|6. Flow Balances||20 November 2004|
Nodes with incoming and outgoing flows of the same kind are usually subject to flow balances. The quantity of the incoming flows equal the quantity of the outgoing flows. This is not the case for sources and sinks. Processes convert one flow to other flows of different kinds and do not obey flow balances.
The most common case is the flow of money in payment flows. Money that flow into one sector, flow out to other sectors. All nodes in the payment layer of a closed*) model have flow balances. Each flow balance is an equation that sets a restriction on the unknown flows. There are as many unknown variables of the system as there are flows. The same number of equations are required in order to calculate the flows. Besides the flow balances, some flows can be specified as prescribed flows by equations of the type: Unknown flow = Prescribed flow.
Although all nodes in the payment layer have flow balances, one node (unimportant which) can not use the flow balance equation. Applying flow balances to all nodes will give an equation system that can not be solved (mathematically, a singular system). Say that a model layer has four nodes and seven flows (figure below.). Then three (4-1) flow balances (FB) may be used and four ( 7-3) flows (orange) have to be prescribed. Three flows (blue arrows) are calculated.
Figure 1. Flow balances and prescribed flows. Flow connectors are hidden, by the menu View -> Hide/Show connectors.
*) A closed model has no sources or sinks.
Flow balances on sectors are set by the steps: 1. Press the pointer button and get the pointer cursor, 2. Click with the right mouse button on the interior of the sector symbol, a Node properties dialog will open, 3. Check the Flow balance check box for the layer in question. The sector symbol now has the text FB in the upper right corner.
Figure 2. Setting flow balance.
Prescribed flows are set by similar steps. 1. Press the pointer button and get the pointer cursor, 2. Click with the right mouse button on the flow label, a Flow properties window will open, 3. Check the Prescribed flow check box and enter the flow rate. The flow label is now painted in orange and a filled arrow indicates the flow rate and direction.
Figure 3. Setting prescribed flow.
Nodes with no flow balance set may have all flows prescribed. They can have different flow rates and be of different kinds (units). This implies that a process is hidden inside the node.
Figure 4. Node without flow balance.
If a flow balance is specified and no flows prescribed then the sector will be marked with FB. The flow balance equation can be applied but as no flow is known, none can be calculated.
Figure 5. Node with flow balance and no flow specified.
If one flow is prescribed then the sector will also be marked with FB. The flow balance equation is applied and the second flow is now calculated (blue arrow). Junctions always has flow balances.
Figure 6. Node with flow balance, one flow specified and the other flow calculated. The same for the junction.
If all flows are prescribed then the
sector will be marked with FB. The flow balance equation can not be applied because
the problem is over-specified. The same is the case for the junction. The
calculator, se next paragraph, will tell you about the erroneous specification
by the following message:
Flow Balance of node ´Sector´ in layer ´Layer #1´ was not applied
Flow Balance of node ´Junction´ in layer ´Layer #1´ was not applied
Figure 7. Node with flow balance, one junction and three flows specified. This should not be done.

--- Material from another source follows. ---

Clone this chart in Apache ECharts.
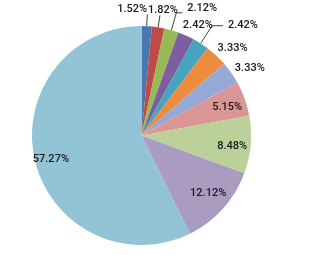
<!DOCTYPE html>
<html><head><meta charset="utf-8">
<script src="https://cdn.jsdelivr.net/npm/echarts@6/dist/echarts.min.js"></script>
<style>html,body{margin:0;padding:0;background:#fff}#c{width:313px;height:255px}</style>
</head><body><div id="c"></div>
<script>
const categories = ['A','B','C','D','E','F','G','H','I','J','K'];
const values = [1.52, 1.82, 2.12, 2.42, 2.42, 3.33, 3.33, 5.15, 8.48, 12.12, 57.27];
const labels = ['1.52%','1.82%','2.12%','2.42%','2.42%','3.33%','3.33%','5.15%','8.48%','12.12%','57.27%'];
const colors = ['#4A78B2','#BE4B48','#98B954','#7D5FA0','#47A4BE','#EB8C3E','#95A8D6','#D99694','#BCD19A','#AA9CC1','#93C4D6'];

// label groups
const nearIdx = [3,5,6];
const innerIdx = [7,8,10];
const lowerIdx = [9];
const raisedIdx = [0,1,2];
const leaderCfg = {
  0: {len: 12, len2: 0, dist: -30},
  1: {len: 12, len2: 0, dist: -12},
  2: {len: 18, len2: 6, dist: 5},
  4: {len: 21, len2: 11, dist: 5}
};
const font = {fontFamily: 'Roboto', fontSize: 11, fontWeight: 500, color: '#1a1a1a'};
const center = [141.5, 135.5];

const mainData = values.map((v, i) => {
  const d = {name: categories[i], value: v, itemStyle: {color: colors[i]}};
  if (leaderCfg[i]) {
    const c = leaderCfg[i];
    d.label = Object.assign({show: true, position: 'outside', distanceToLabelLine: c.dist, lineHeight: 10}, font);
    d.labelLine = {show: true, length: c.len, length2: c.len2, lineStyle: {color: '#404040', width: 1}};
  } else {
    d.label = {show: false};
    d.labelLine = {show: false};
  }
  return d;
});
function overlayData(idxs) {
  return values.map((v, i) => ({
    name: categories[i], value: v,
    itemStyle: {color: 'rgba(0,0,0,0)'},
    label: Object.assign({show: idxs.indexOf(i) >= 0, position: 'inside'}, font)
  }));
}
const fmt = p => labels[p.dataIndex];
const fmtMain = p => raisedIdx.indexOf(p.dataIndex) >= 0 ? labels[p.dataIndex] + '\n' : labels[p.dataIndex];
const noHide = {hideOverlap: false};
const overlay = (c, r, idxs) => ({type: 'pie', center: c, radius: [0, r], startAngle: 90, clockwise: true,
  avoidLabelOverlap: false, silent: true, z: 3, labelLayout: noHide, label: {formatter: fmt},
  labelLine: {show: false}, data: overlayData(idxs)});

const chart = echarts.init(document.getElementById('c'));
chart.setOption({
  animation: false,
  series: [
    {type: 'pie', center: center, radius: [0, 109.5], startAngle: 90, clockwise: true,
     avoidLabelOverlap: false, silent: true, labelLayout: noHide, label: {formatter: fmtMain}, data: mainData},
    overlay([140.5, 138], 178, innerIdx),
    overlay([140.5, 132], 176, lowerIdx),
    overlay([146.5, 140.5], 246, nearIdx)
  ]
});
</script></body></html>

The calculator performs all flow calculations every time when the model is changed. It works in the background but can be shown by the menu View -> Calculator. It does not interact with the user except that it can be hidden by the Close button.
The top rows tells you the total number of flows and how many flows that have been prescribed. It also tells you how many equations that have been used and in parentheses how many that have been specified. Finally, it calculates how many more flows that can be prescribed. The computations apply to the sum of all flows of all layers of the model. It may happen that it tells you that you can prescribe more flows at the same time as one layer is fully specified.
The display informs about over-specified models or a warns if the equation system could not be solved at all (singular equation system).
Over-specified models are corrected by taking away one or more flow balances or relaxing prescribed flows. One flow balance too much in a layer does no harm. If all nodes but one in a closed system have flow balances, then the last node will automatically also have a flow balance, even if not specified. The program takes care of the last node but issues a hint on which node's flow balance was ignored.
Figure 8. The calculator. Message for system in figure 2.3-4 above.
warning for an unsolved equation system
(singular equation system) is corrected by prescribing more flows. The example
below has two flow balances, both telling that Flow1 = Flow2. If one flow is
prescribed, the program will tell you that
Flow Balance of node ´Bottom´ in layer ´Layer #1´ was not applied.
If the flow balance of the Bottom node is taken away, the all
messages will disappear.
Figure 9. Equation system could not be solved (singular).